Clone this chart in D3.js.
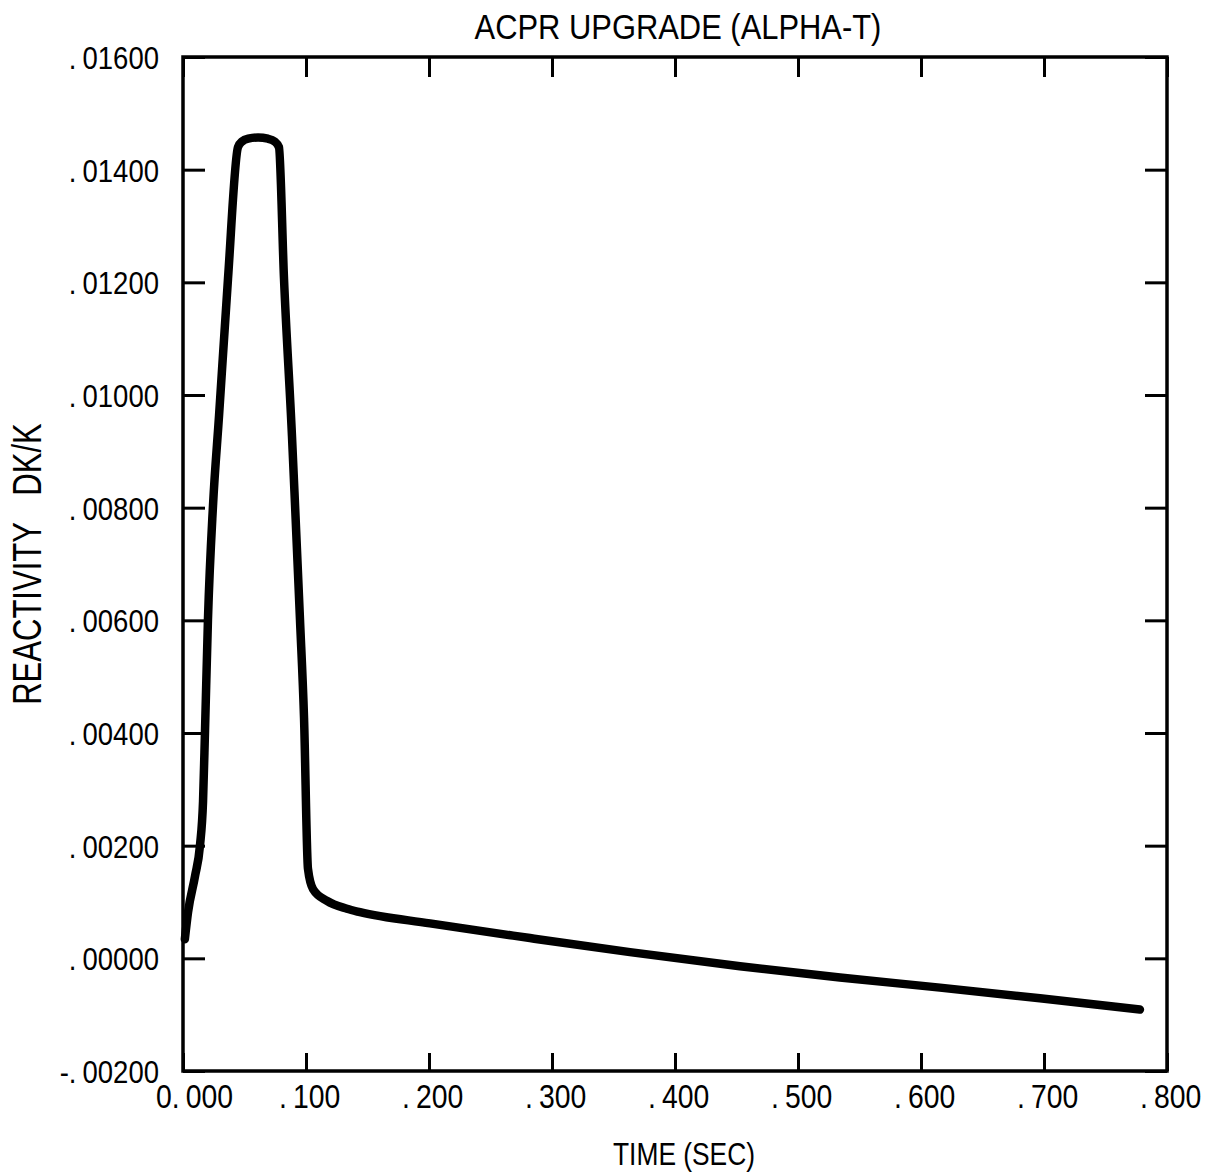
<!DOCTYPE html>
<html>
<head>
<meta charset="utf-8">
<script src="https://cdn.jsdelivr.net/npm/d3@7"></script>
<style>
  html, body { margin: 0; padding: 0; background: #fff; }
  svg { display: block; }
  text { font-family: "Liberation Sans", Arial, sans-serif; fill: #000; }
</style>
</head>
<body>
<svg id="chart" width="1213" height="1175"></svg>
<script>
// Reactivity transient, time in seconds vs reactivity in dk/k
const timeSec = [0.0015, 0.0041, 0.0098, 0.0138, 0.0163, 0.0179, 0.0203, 0.0244, 0.0293, 0.0366,
  0.0447, 0.0480, 0.0530, 0.0610, 0.0690, 0.0745, 0.0780, 0.0821, 0.0886, 0.0911, 0.0951,
  0.0984, 0.1016, 0.1057, 0.1171, 0.1333, 0.1439, 0.2008, 0.2821, 0.3634, 0.4528, 0.5341, 0.6154, 0.6967, 0.7780];
const reactivity = [0.00034, 0.00082, 0.00146, 0.00200, 0.00279, 0.00404, 0.00602, 0.00804, 0.00963, 0.01207,
  0.01440, 0.01450, 0.01455, 0.01457, 0.01455, 0.01450, 0.01440, 0.01207, 0.00927, 0.00804, 0.00602,
  0.00427, 0.00159, 0.00123, 0.00102, 0.00088, 0.00082, 0.00062, 0.00036, 0.00011, -0.00014, -0.00034, -0.00052, -0.00071, -0.00091];

const xTickValues = [0, 0.1, 0.2, 0.3, 0.4, 0.5, 0.6, 0.7, 0.8];
const xTickLabels = ["0.|000", ".|100", ".|200", ".|300", ".|400", ".|500", ".|600", ".|700", ".|800"];
const yTickValues = [-0.002, 0, 0.002, 0.004, 0.006, 0.008, 0.010, 0.012, 0.014, 0.016];
const yTickLabels = ["-.|00200", ".|00000", ".|00200", ".|00400", ".|00600", ".|00800", ".|01000", ".|01200", ".|01400", ".|01600"];

const titleText = "ACPR UPGRADE (ALPHA-T)";
const xTitle = "TIME (SEC)";
const yTitleParts = ["REACTIVITY", "DK/K"];

const svg = d3.select("#chart");
const margin = { left: 183, right: 1167, top: 57, bottom: 1071 };

const x = d3.scaleLinear().domain([0, 0.8]).range([margin.left, margin.right]);
const y = d3.scaleLinear().domain([-0.002, 0.016]).range([margin.bottom, margin.top]);

// Inward ticks on all four sides
function styleAxis(g) {
  g.select(".domain").remove();
  g.selectAll(".tick line").attr("stroke", "#000").attr("stroke-width", 3);
  g.selectAll(".tick text").remove();
}
svg.append("g").attr("transform", `translate(0,${margin.bottom})`)
  .call(d3.axisBottom(x).tickValues(xTickValues).tickSize(-18)).call(styleAxis);
svg.append("g").attr("transform", `translate(0,${margin.top})`)
  .call(d3.axisTop(x).tickValues(xTickValues).tickSize(-20)).call(styleAxis);
svg.append("g").attr("transform", `translate(${margin.left},0)`)
  .call(d3.axisLeft(y).tickValues(yTickValues).tickSize(-22)).call(styleAxis);
svg.append("g").attr("transform", `translate(${margin.right},0)`)
  .call(d3.axisRight(y).tickValues(yTickValues).tickSize(-22)).call(styleAxis);

// Frame
svg.append("rect")
  .attr("x", margin.left).attr("y", margin.top)
  .attr("width", margin.right - margin.left).attr("height", margin.bottom - margin.top)
  .attr("fill", "none").attr("stroke", "#000").attr("stroke-width", 3.5);

// Narrow lettering: text squeezed horizontally inside a positioned group
function narrowText(px, py, rotate, fontSize, anchor, build, sx) {
  const g = svg.append("g").attr("transform", `translate(${px},${py}) rotate(${rotate})`);
  const t = g.append("text").attr("font-size", fontSize).attr("text-anchor", anchor);
  build(t);
  t.attr("transform", `scale(${sx},1)`);
  return t;
}
function fitText(px, py, rotate, fontSize, anchor, build, width) {
  const t = narrowText(px, py, rotate, fontSize, anchor, build, 1);
  const w = t.node().getBBox().width;
  t.attr("transform", `scale(${width / w},1)`);
  return t;
}
// Tick labels: the decimal point sits in its own cell
function splitLabel(label) {
  return t => {
    const [a, b] = label.split("|");
    t.append("tspan").text(a);
    t.append("tspan").attr("dx", 7).text(b);
  };
}
const labelScale = 0.86;
xTickValues.forEach((v, i) => {
  narrowText(x(v) - 27, 1108, 0, 33, "start", splitLabel(xTickLabels[i]), labelScale);
});
yTickValues.forEach((v, i) => {
  narrowText(159, y(v) + 12, 0, 32, "end", splitLabel(yTickLabels[i]), labelScale);
});

// Titles
fitText(678, 39, 0, 35, "middle", t => t.text(titleText), 407);
fitText(684, 1165, 0, 32, "middle", t => t.text(xTitle), 142);
fitText(41, 564, -90, 40, "middle", t => {
  t.append("tspan").text(yTitleParts[0]);
  t.append("tspan").attr("dx", 34).text(yTitleParts[1]);
}, 282);

// Curve
const pts = timeSec.map((t, i) => [t, reactivity[i]]);
svg.append("path")
  .datum(pts)
  .attr("fill", "none").attr("stroke", "#000")
  .attr("stroke-width", 8.5).attr("stroke-linejoin", "round").attr("stroke-linecap", "round")
  .attr("d", d3.line().x(d => x(d[0])).y(d => y(d[1])).curve(d3.curveMonotoneX));
</script>
</body>
</html>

□ □ □

**TASK DIRECTIONS**: Replicate the material above verbatim; images stay out of the copy.

**EXERCISE RESULT**:
Clone this chart in D3.js.
<!DOCTYPE html>
<html>
<head>
<meta charset="utf-8">
<script src="https://cdn.jsdelivr.net/npm/d3@7"></script>
<style>
  html, body { margin: 0; padding: 0; background: #fff; }
  svg { display: block; }
  text { font-family: "Liberation Sans", Arial, sans-serif; fill: #000; }
</style>
</head>
<body>
<svg id="chart" width="1213" height="1175"></svg>
<script>
// Reactivity transient, time in seconds vs reactivity in dk/k
const timeSec = [0.0015, 0.0041, 0.0098, 0.0138, 0.0163, 0.0179, 0.0203, 0.0244, 0.0293, 0.0366,
  0.0447, 0.0480, 0.0530, 0.0610, 0.0690, 0.0745, 0.0780, 0.0821, 0.0886, 0.0911, 0.0951,
  0.0984, 0.1016, 0.1057, 0.1171, 0.1333, 0.1439, 0.2008, 0.2821, 0.3634, 0.4528, 0.5341, 0.6154, 0.6967, 0.7780];
const reactivity = [0.00034, 0.00082, 0.00146, 0.00200, 0.00279, 0.00404, 0.00602, 0.00804, 0.00963, 0.01207,
  0.01440, 0.01450, 0.01455, 0.01457, 0.01455, 0.01450, 0.01440, 0.01207, 0.00927, 0.00804, 0.00602,
  0.00427, 0.00159, 0.00123, 0.00102, 0.00088, 0.00082, 0.00062, 0.00036, 0.00011, -0.00014, -0.00034, -0.00052, -0.00071, -0.00091];

const xTickValues = [0, 0.1, 0.2, 0.3, 0.4, 0.5, 0.6, 0.7, 0.8];
const xTickLabels = ["0.|000", ".|100", ".|200", ".|300", ".|400", ".|500", ".|600", ".|700", ".|800"];
const yTickValues = [-0.002, 0, 0.002, 0.004, 0.006, 0.008, 0.010, 0.012, 0.014, 0.016];
const yTickLabels = ["-.|00200", ".|00000", ".|00200", ".|00400", ".|00600", ".|00800", ".|01000", ".|01200", ".|01400", ".|01600"];

const titleText = "ACPR UPGRADE (ALPHA-T)";
const xTitle = "TIME (SEC)";
const yTitleParts = ["REACTIVITY", "DK/K"];

const svg = d3.select("#chart");
const margin = { left: 183, right: 1167, top: 57, bottom: 1071 };

const x = d3.scaleLinear().domain([0, 0.8]).range([margin.left, margin.right]);
const y = d3.scaleLinear().domain([-0.002, 0.016]).range([margin.bottom, margin.top]);

// Inward ticks on all four sides
function styleAxis(g) {
  g.select(".domain").remove();
  g.selectAll(".tick line").attr("stroke", "#000").attr("stroke-width", 3);
  g.selectAll(".tick text").remove();
}
svg.append("g").attr("transform", `translate(0,${margin.bottom})`)
  .call(d3.axisBottom(x).tickValues(xTickValues).tickSize(-18)).call(styleAxis);
svg.append("g").attr("transform", `translate(0,${margin.top})`)
  .call(d3.axisTop(x).tickValues(xTickValues).tickSize(-20)).call(styleAxis);
svg.append("g").attr("transform", `translate(${margin.left},0)`)
  .call(d3.axisLeft(y).tickValues(yTickValues).tickSize(-22)).call(styleAxis);
svg.append("g").attr("transform", `translate(${margin.right},0)`)
  .call(d3.axisRight(y).tickValues(yTickValues).tickSize(-22)).call(styleAxis);

// Frame
svg.append("rect")
  .attr("x", margin.left).attr("y", margin.top)
  .attr("width", margin.right - margin.left).attr("height", margin.bottom - margin.top)
  .attr("fill", "none").attr("stroke", "#000").attr("stroke-width", 3.5);

// Narrow lettering: text squeezed horizontally inside a positioned group
function narrowText(px, py, rotate, fontSize, anchor, build, sx) {
  const g = svg.append("g").attr("transform", `translate(${px},${py}) rotate(${rotate})`);
  const t = g.append("text").attr("font-size", fontSize).attr("text-anchor", anchor);
  build(t);
  t.attr("transform", `scale(${sx},1)`);
  return t;
}
function fitText(px, py, rotate, fontSize, anchor, build, width) {
  const t = narrowText(px, py, rotate, fontSize, anchor, build, 1);
  const w = t.node().getBBox().width;
  t.attr("transform", `scale(${width / w},1)`);
  return t;
}
// Tick labels: the decimal point sits in its own cell
function splitLabel(label) {
  return t => {
    const [a, b] = label.split("|");
    t.append("tspan").text(a);
    t.append("tspan").attr("dx", 7).text(b);
  };
}
const labelScale = 0.86;
xTickValues.forEach((v, i) => {
  narrowText(x(v) - 27, 1108, 0, 33, "start", splitLabel(xTickLabels[i]), labelScale);
});
yTickValues.forEach((v, i) => {
  narrowText(159, y(v) + 12, 0, 32, "end", splitLabel(yTickLabels[i]), labelScale);
});

// Titles
fitText(678, 39, 0, 35, "middle", t => t.text(titleText), 407);
fitText(684, 1165, 0, 32, "middle", t => t.text(xTitle), 142);
fitText(41, 564, -90, 40, "middle", t => {
  t.append("tspan").text(yTitleParts[0]);
  t.append("tspan").attr("dx", 34).text(yTitleParts[1]);
}, 282);

// Curve
const pts = timeSec.map((t, i) => [t, reactivity[i]]);
svg.append("path")
  .datum(pts)
  .attr("fill", "none").attr("stroke", "#000")
  .attr("stroke-width", 8.5).attr("stroke-linejoin", "round").attr("stroke-linecap", "round")
  .attr("d", d3.line().x(d => x(d[0])).y(d => y(d[1])).curve(d3.curveMonotoneX));
</script>
</body>
</html>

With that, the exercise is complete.